DOD Report: Afghan Forces at a Critical Point in Fight Against Insurgents

The increased use of A-29 light attack aircraft and MD-530 attack helicopters have enabled Afghan "ground force to become more agile and lethal,” according to a recent Pentagon report on stability in Afghanistan, released June 20, 2017. Here, an Afghan Air Force A-29 sits on the flightline at Hamid Karzai International Airport in Kabul. Staff photo by Brian Everstine.

Afghan forces are at a “critical point” in their fight against insurgency, as Taliban gains in rural areas have prompted US officials to recently say the US, NATO, and Afghan forces are “losing” the war.

The Afghan government continues to “modify the force structure and develop into a more agile and lethal force,” according to the Pentagon’s latest congressionally mandated report, “Enhancing Security and Stability in Afghanistan,” released Tuesday.
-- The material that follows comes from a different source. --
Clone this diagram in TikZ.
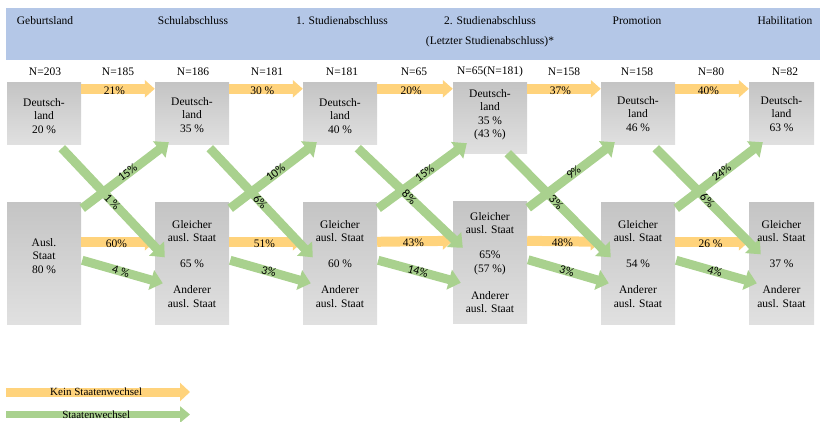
\documentclass[tikz,border=0pt]{standalone}
\usepackage{fontspec}
\setmainfont{Liberation Serif}
\newfontfamily\calib{Carlito}
\usetikzlibrary{arrows.meta,calc}
\definecolor{bandblue}{HTML}{B4C7E7}
\definecolor{orng}{HTML}{FFD37C}
\definecolor{grn}{HTML}{A9D18E}
\begin{document}
\begin{tikzpicture}[x=1pt,y=-1pt,
  font=\fontsize{11.5}{14}\selectfont,
  box/.style={draw=none, top color=black!23, bottom color=black!12, minimum width=74pt, inner sep=0},
  txt/.style={align=center, inner sep=0, font=\fontsize{11.5}{13.5}\selectfont},
  hd/.style={inner sep=0, font=\fontsize{11.5}{14}\selectfont},
  oarr/.style={draw=orng, line width=10pt, -{Triangle[length=10pt,width=17pt]}},
  garr/.style={draw=grn, line width=9pt, -{Triangle[length=12pt,width=20pt]}},
  glab/.style={font=\calib\fontsize{12}{14}\selectfont, sloped, inner sep=0},
  olab/.style={inner sep=0, yshift=-1.5pt, font=\fontsize{11.5}{13}\selectfont}]
\useasboundingbox (0,0) rectangle (820,422);
% header band
\fill[bandblue] (6,8) rectangle (820,60);
\node[hd] (h1) at (45,21) {Geburtsland};
\node[hd] (h2) at (193,21) {Schulabschluss};
\node[hd] (h3) at (342,21) {1. Studienabschluss};
\node[hd] (h4) at (490,21) {2. Studienabschluss};
\node[hd] (h4b) at (490,42) {(Letzter Studienabschluss)*};
\node[hd] (h5) at (637,21) {Promotion};
\node[hd] (h6) at (785,21) {Habilitation};
% N labels
\node[hd] (n1) at (45,72) {N=203};
\node[hd] (n2) at (118,72) {N=185};
\node[hd] (n3) at (193,72) {N=186};
\node[hd] (n4) at (267,72) {N=181};
\node[hd] (n5) at (342,72) {N=181};
\node[hd] (n6) at (414,72) {N=65};
\node[hd] (n7) at (490,72) {N=65(N=181)};
\node[hd] (n8) at (564,72) {N=158};
\node[hd] (n9) at (637,72) {N=158};
\node[hd] (n10) at (711,72) {N=80};
\node[hd] (n11) at (785,72) {N=82};
% boxes
\node[box, minimum height=62pt] (t1) at (44,114) {};
\node[box, minimum height=62pt] (t2) at (192,114) {};
\node[box, minimum height=62pt] (t3) at (340,114) {};
\node[box, minimum height=71pt] (t4) at (490,118.5) {};
\node[box, minimum height=62pt] (t5) at (638,114) {};
\node[box, minimum height=62pt, minimum width=65pt] (t6) at (781.5,114) {};
\node[box, minimum height=122pt] (b1) at (44,263.5) {};
\node[box, minimum height=122pt] (b2) at (192,263.5) {};
\node[box, minimum height=122pt] (b3) at (340,263.5) {};
\node[box, minimum height=122pt] (b4) at (490,263) {};
\node[box, minimum height=122pt] (b5) at (638,263.5) {};
\node[box, minimum height=122pt, minimum width=65pt] (b6) at (781.5,263.5) {};
% orange arrows (no change of state)
\draw[oarr] ([yshift=-6pt]t1.north east) -- ([yshift=-6pt]t2.north west) node[olab, pos=0.45] (o1) {21\%};
\draw[oarr] ([yshift=-6pt]t2.north east) -- ([yshift=-6pt]t3.north west) node[olab, pos=0.45] (o2) {30 \%};
\draw[oarr] ([yshift=-6pt]t3.north east) -- ([yshift=-6pt]t4.north west) node[olab, pos=0.45] (o3) {20\%};
\draw[oarr] ([yshift=-6pt]t4.north east) -- ([yshift=-6pt]t5.north west) node[olab, pos=0.45] (o4) {37\%};
\draw[oarr] ([yshift=-6pt]t5.north east) -- ([yshift=-6pt]t6.north west) node[olab, pos=0.45] (o5) {40\%};
\draw[oarr] ([yshift=-39.5pt]b1.north east) -- ([yshift=-39.5pt]b2.north west) node[olab, pos=0.48] (p1) {60\%};
\draw[oarr] ([yshift=-39.5pt]b2.north east) -- ([yshift=-39.5pt]b3.north west) node[olab, pos=0.48] (p2) {51\%};
\draw[oarr] ([yshift=-39.5pt]b3.north east) -- ([yshift=-39pt]b4.north west) node[olab, pos=0.48] (p3) {43\%};
\draw[oarr] ([yshift=-39pt]b4.north east) -- ([yshift=-39.5pt]b5.north west) node[olab, pos=0.48] (p4) {48\%};
\draw[oarr] ([yshift=-39.5pt]b5.north east) -- ([yshift=-39.5pt]b6.north west) node[olab, pos=0.48] (p5) {26 \%};
% green arrows: up
\draw[garr] ([xshift=1pt,yshift=-6pt]b1.north east) -- ([xshift=14pt,yshift=3pt]t2.south west) node[glab, pos=0.53, yshift=1pt] (u1) {15\%};
\draw[garr] ([xshift=1pt,yshift=-6pt]b2.north east) -- ([xshift=14pt,yshift=3pt]t3.south west) node[glab, pos=0.53, yshift=1pt] (u2) {10\%};
\draw[garr] ([xshift=1pt,yshift=-6pt]b3.north east) -- ([xshift=14pt,yshift=11pt]t4.south west) node[glab, pos=0.53, yshift=1pt] (u3) {15\%};
\draw[garr] ([xshift=1pt,yshift=-6pt]b4.north east) -- ([xshift=14pt,yshift=3pt]t5.south west) node[glab, pos=0.53, yshift=1pt] (u4) {9\%};
\draw[garr] ([xshift=1pt,yshift=-6pt]b5.north east) -- ([xshift=14pt,yshift=3pt]t6.south west) node[glab, pos=0.53, yshift=1pt] (u5) {24\%};
% green arrows: down
\draw[garr] ([xshift=55pt,yshift=-3pt]t1.south west) -- ([xshift=10pt,yshift=-55pt]b2.north west) node[glab, pos=0.49] (d1) {1 \%};
\draw[garr] ([xshift=55pt,yshift=-3pt]t2.south west) -- ([xshift=10pt,yshift=-55pt]b3.north west) node[glab, pos=0.49] (d2) {6\%};
\draw[garr] ([xshift=55pt,yshift=-3pt]t3.south west) -- ([xshift=10pt,yshift=-46pt]b4.north west) node[glab, pos=0.49] (d3) {8\%};
\draw[garr] ([xshift=55pt,yshift=1pt]t4.south west) -- ([xshift=10pt,yshift=-55pt]b5.north west) node[glab, pos=0.47] (d4) {3\%};
\draw[garr] ([xshift=55pt,yshift=-3pt]t5.south west) -- ([xshift=12pt,yshift=-52pt]b6.north west) node[glab, pos=0.49] (d5) {6\%};
% green arrows: lower
\draw[garr] ([xshift=1pt,yshift=-58pt]b1.north east) -- ([xshift=8pt,yshift=-81pt]b2.north west) node[glab, pos=0.48] (w1) {4 \%};
\draw[garr] ([xshift=1pt,yshift=-58pt]b2.north east) -- ([xshift=8pt,yshift=-81pt]b3.north west) node[glab, pos=0.48] (w2) {3\%};
\draw[garr] ([xshift=1pt,yshift=-58pt]b3.north east) -- ([xshift=8pt,yshift=-81pt]b4.north west) node[glab, pos=0.48] (w3) {14\%};
\draw[garr] ([xshift=1pt,yshift=-58pt]b4.north east) -- ([xshift=8pt,yshift=-81pt]b5.north west) node[glab, pos=0.48] (w4) {3\%};
\draw[garr] ([xshift=1pt,yshift=-58pt]b5.north east) -- ([xshift=8pt,yshift=-81pt]b6.north west) node[glab, pos=0.48] (w5) {4\%};
% box texts
\node[txt] (tt1) at (44,116) {Deutsch-\\land\\20 \%};
\node[txt] (tt2) at (192,115) {Deutsch-\\land\\35 \%};
\node[txt] (tt3) at (340,116) {Deutsch-\\land\\40 \%};
\node[txt] (tt4) at (490,114.5) {Deutsch-\\land\\35 \%\\(43 \%)};
\node[txt] (tt5) at (638,114) {Deutsch-\\land\\46 \%};
\node[txt] (tt6) at (781.5,114) {Deutsch-\\land\\63 \%};
\node[txt] (bt1) at (44,256) {Ausl.\\Staat\\80 \%};
\foreach \i/\x/\p in {2/192/65 \%,3/340/60 \%,5/638/54 \%,6/781.5/37 \%}{
  \node[txt] (bg\i) at (\x,231) {Gleicher\\ausl. Staat};
  \node[txt] (bp\i) at (\x,264) {\p};
  \node[txt] (ba\i) at (\x,296.5) {Anderer\\ausl. Staat};
}
\node[txt] (bg4) at (490,223) {Gleicher\\ausl. Staat};
\node[txt] (bp4) at (490,263) {65\%\\(57 \%)};
\node[txt] (ba4) at (490,302) {Anderer\\ausl. Staat};
% legend
\coordinate (lo1) at (6,392);
\coordinate (lo2) at (190,392);
\coordinate (lg1) at (6,414.5);
\coordinate (lg2) at (190,414.5);
\draw[draw=orng, line width=9pt, -{Triangle[length=10pt,width=18pt]}] (lo1) -- (lo2) node[inner sep=0, pos=0.49, font=\fontsize{11}{13}\selectfont] (lk) {Kein Staatenwechsel};
\draw[draw=grn, line width=7pt, -{Triangle[length=10pt,width=16pt]}] (lg1) -- (lg2) node[inner sep=0, pos=0.49, font=\fontsize{11}{13}\selectfont] (ls) {Staatenwechsel};
\end{tikzpicture}
\end{document}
However, the report notes the significance of building “momentum” in 2017.

“The ANDSF [Afghan National Defense Security Force] must weather the storm from the insurgency and deny the Taliban strategic victories on the battlefield, fight ISIS-K, grow and train the [Afghan Security Force], conduct planning to realign forces within the [Ministry of Defense and Ministry of the Interior], and posture itself to be a more offensive force in 2018,” states the report.

Afghan forces have had success in urban areas, with Afghan special forces being effective at leading offensive clearing operations, the report states. However, the Taliban has gained control of more rural areas “through exploiting opportunities to occupy cleared areas after the ANDSF failed to consolidate gains.”

The Afghan Air Force has become a bright spot in the country. After last year’s report outlined a manning shortfall in the AAF, the Afghan service “has become increasingly capable,” states the report. The AAF has had trouble recruiting individuals with efficient education and language capabilities, though retention is high. “Any shortfall in recruiting or a higher than anticipated attrition rate among trainees would cause a major effect on the AAF’s ability to operate and to maintain the force,” the report states.

The increased use of A-29 light attack aircraft and MD-530 attack helicopters have enabled “the ground force to become more agile and lethal.” This will be needed as the year’s fighting season, called Operation Khalid, ramps up, the report states.